Now Hurricane Rita has come and gone, and we’re already receiving the frantic calls from Texas and Mississippi and Alabama. The Red Cross has not yet made a damage assessment, and we’re awaiting the announcement of the zip codes in the newly affected areas, which will legitimize the need for funding. Their homes are under water they are telling us; their towns without power and food they are telling us; they have lost everything they are telling us, and they’ve used the last of their funds on expensive gas that burned in long waits on stalled freeways. They don’t have money for food or hotels or more gas, they’re telling us, and they’re out there, running out of cell phone minutes while they wait for someone to realize they are just as needy as the first wave of hurricane victims. We wait all night long but the new zip code list never arrives. Most of us are one disaster away from ruin, I think, pretending we live lives safe from interruption, pretending we are insulated from catastrophe.
9.
We have passed the early phases of the disaster, the stages that according to the book, “Disaster Mental Health Services” are oriented to exhilaration, to heroism, to acts of bravery and compassion beyond the ordinary. We are now ensconced in the disillusionment phase, the one where people are angry and tired, and fed up with how the system works or doesn’t, and who just want things to be back the way they were, or at least defined, clear. The Call Center has served almost a million households in a few weeks, offering cash assistance or scheduling visits from volunteers in the field, who will meet with each family to help set up a plan. Still, the people want more. They can’t understand why their neighbor with such little damage has been given so much while they’ve had to wait, to suffer through endless busy signals while the promised assistance vaporized into future appointments they will have to wait for once more. Each night we volunteer to listen to people who yell at us, who threaten us, who promise they will take our names to the radio stations, to CNN, to the President, and even to God.
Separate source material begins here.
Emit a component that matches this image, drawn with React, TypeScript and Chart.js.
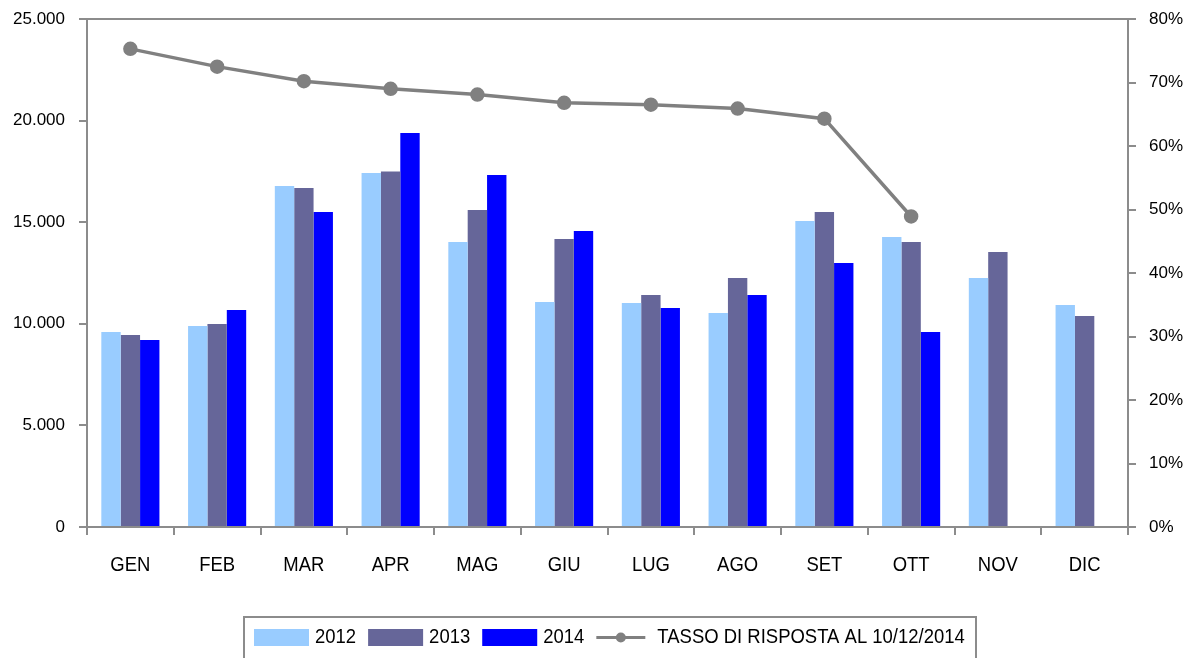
import React, { useEffect, useRef } from "react";
import { Chart, registerables } from "chart.js";

Chart.register(...registerables);

const months = ["GEN", "FEB", "MAR", "APR", "MAG", "GIU", "LUG", "AGO", "SET", "OTT", "NOV", "DIC"];
const values2012 = [9600, 9890, 16780, 17420, 14030, 11070, 11020, 10530, 15060, 14270, 12250, 10920];
const values2013 = [9450, 9990, 16680, 17490, 15600, 14170, 11420, 12250, 15500, 14030, 13530, 10380];
const values2014 = [9200, 10680, 15500, 19390, 17320, 14570, 10780, 11420, 12990, 9600, null, null];
const responseRate = [75.3, 72.5, 70.2, 69.0, 68.1, 66.8, 66.5, 65.9, 64.3, 48.9, null, null];
const leftTicks = [0, 5000, 10000, 15000, 20000, 25000];
const rightTicks = [0, 10, 20, 30, 40, 50, 60, 70, 80];
const seriesLabels = ["2012", "2013", "2014", "TASSO DI RISPOSTA AL 10/12/2014"];

const C2012 = "#99CCFF";
const C2013 = "#666699";
const C2014 = "#0000FF";
const CLINE = "#808080";
const AXIS = "#8c8c8c";
const SANS = "'Liberation Sans', Arial, sans-serif";
const NARROW_SCALE = 0.88;

const fmtThousands = (v: number) => String(v).replace(/\B(?=(\d{3})+(?!\d))/g, ".");

const framePlugin = {
  id: "frame",
  afterDatasetsDraw(chart: any) {
    const { ctx, chartArea } = chart;
    ctx.save();
    ctx.strokeStyle = AXIS;
    ctx.lineWidth = 2;
    ctx.beginPath();
    ctx.moveTo(chartArea.left, chartArea.top);
    ctx.lineTo(chartArea.right, chartArea.top);
    ctx.stroke();
    ctx.restore();
  },
};

const narrowText = (ctx: any, text: string, x: number, y: number, align: "left" | "center") => {
  const w = ctx.measureText(text).width * NARROW_SCALE;
  const left = align === "center" ? x - w / 2 : x;
  ctx.save();
  ctx.translate(left, y);
  ctx.scale(NARROW_SCALE, 1);
  ctx.textAlign = "left";
  ctx.fillText(text, 0, 0);
  ctx.restore();
  return w;
};

const xLabelPlugin = {
  id: "xLabels",
  afterDraw(chart: any) {
    const { ctx } = chart;
    const xs = chart.scales.x;
    ctx.save();
    ctx.font = `21px ${SANS}`;
    ctx.textBaseline = "middle";
    ctx.fillStyle = "#000";
    chart.data.labels.forEach((lab: string, i: number) => {
      narrowText(ctx, lab, xs.getPixelForTick(i), 565, "center");
    });
    ctx.restore();
  },
};

const legendPlugin = {
  id: "customLegend",
  afterDraw(chart: any) {
    const { ctx } = chart;
    const ds = chart.data.datasets;
    ctx.save();
    ctx.strokeStyle = AXIS;
    ctx.lineWidth = 2;
    ctx.strokeRect(244, 617, 732, 60);
    ctx.font = `21px ${SANS}`;
    ctx.textBaseline = "middle";
    let x = 254;
    const cy = 637.5;
    const order = [1, 2, 3, 0];
    order.forEach((i) => {
      const d = ds[i];
      if (d.type === "line") {
        ctx.strokeStyle = d.borderColor;
        ctx.lineWidth = 3;
        ctx.beginPath();
        ctx.moveTo(x, cy);
        ctx.lineTo(x + 49, cy);
        ctx.stroke();
        ctx.fillStyle = d.pointBackgroundColor;
        ctx.beginPath();
        ctx.arc(x + 24.5, cy, 5, 0, Math.PI * 2);
        ctx.fill();
        x += 49 + 12;
      } else {
        ctx.fillStyle = d.backgroundColor;
        ctx.fillRect(x, cy - 8.5, 55, 17);
        x += 55 + 6;
      }
      ctx.fillStyle = "#000";
      x += narrowText(ctx, d.label, x, cy, "left") + 12;
    });
    ctx.restore();
  },
};

const noVPad = (s: any, w: number) => {
  s.width = w;
  s.paddingTop = 0;
  s.paddingBottom = 0;
};

export default function App() {
  const ref = useRef<HTMLCanvasElement>(null);
  useEffect(() => {
    if (!ref.current) return;
    const chart = new Chart(ref.current, {
      type: "bar",
      data: {
        labels: months,
        datasets: [
          {
            type: "line",
            label: seriesLabels[3],
            data: responseRate,
            yAxisID: "y1",
            borderColor: CLINE,
            backgroundColor: CLINE,
            pointBackgroundColor: CLINE,
            pointBorderColor: CLINE,
            borderWidth: 3.5,
            pointRadius: 5.5,
            tension: 0,
            spanGaps: false,
            order: 0,
          } as any,
          { label: seriesLabels[0], data: values2012, backgroundColor: C2012, yAxisID: "y", order: 1 },
          { label: seriesLabels[1], data: values2013, backgroundColor: C2013, yAxisID: "y", order: 1 },
          { label: seriesLabels[2], data: values2014, backgroundColor: C2014, yAxisID: "y", order: 1 },
        ],
      },
      options: {
        responsive: false,
        animation: false,
        layout: { padding: { top: 19, left: 0, right: 0, bottom: 81 } },
        plugins: { legend: { display: false }, tooltip: { enabled: false } },
        datasets: { bar: { categoryPercentage: 0.67, barPercentage: 1.0 } },
        scales: {
          x: {
            offset: true,
            grid: { offset: true, drawOnChartArea: false, drawTicks: true, tickLength: 8, color: AXIS, lineWidth: 2 },
            border: { color: AXIS, width: 2 },
            ticks: { color: "rgba(0,0,0,0)", font: { family: SANS, size: 18 }, padding: 16, maxRotation: 0 },
            afterFit: (s: any) => { s.height = 50; s.paddingLeft = 0; s.paddingRight = 0; },
          },
          y: {
            position: "left",
            min: 0,
            max: 25000,
            afterBuildTicks: (s: any) => { s.ticks = leftTicks.map((v) => ({ value: v })); },
            grid: { drawOnChartArea: false, drawTicks: true, tickLength: 8, color: AXIS, lineWidth: 2 },
            border: { color: AXIS, width: 2 },
            ticks: { color: "#000", font: { family: SANS, size: 17 }, padding: 14, callback: (v: any) => fmtThousands(Number(v)) },
            afterFit: (s: any) => noVPad(s, 87),
          },
          y1: {
            position: "right",
            min: 0,
            max: 80,
            afterBuildTicks: (s: any) => { s.ticks = rightTicks.map((v) => ({ value: v })); },
            grid: { drawOnChartArea: false, drawTicks: true, tickLength: 8, color: AXIS, lineWidth: 2 },
            border: { color: AXIS, width: 2 },
            ticks: { color: "#000", font: { family: SANS, size: 17 }, padding: 13, callback: (v: any) => v + "%" },
            afterFit: (s: any) => noVPad(s, 65),
          },
        },
      },
      plugins: [framePlugin, xLabelPlugin, legendPlugin],
    });
    return () => chart.destroy();
  }, []);
  return (
    <div style={{ position: "absolute", left: 0, top: 0, width: 1193, height: 658, background: "#fff" }}>
      <canvas ref={ref} width={1193} height={658} />
    </div>
  );
}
We are told we are going to rot in hell because the cash is not provided immediately, we are told our souls are without mercy because we ask them to wait for what we hope will be a few more days for a Red Cross volunteer to show up and assess the damage in person. We do not tell them that the Red Cross is out of money, that we are borrowing cash based on pledges from the American people, as this disaster rockets past a billion dollars in emergency funds given. We learn to soften our voices, and to avoid taking it personally, and to hear them out with compassion; we ask ourselves to meet the screaming and swearing and desperation with clear seeing, with clear listening. We try to remember that we would be in the same despair too, if this were us. We know that they are fighting for the survival of their families, their communities, the place they used to call home. We observe without expectation, ask ourselves if this is someone who requires an intervention, whose hope might be restored through one small act we can make in this moment. We recall that their stories are saving us, that we are being restored through seeking to understand their truth.
We breathe and we remember that when we have finished our shift, we can walk out into the breaking sunlight. In our mostly dependable and comfortable lives, we can lean into each other for a moment and realize that our true needs have been met, that weeks before what we thought were needs were only desires masquerading as requirements.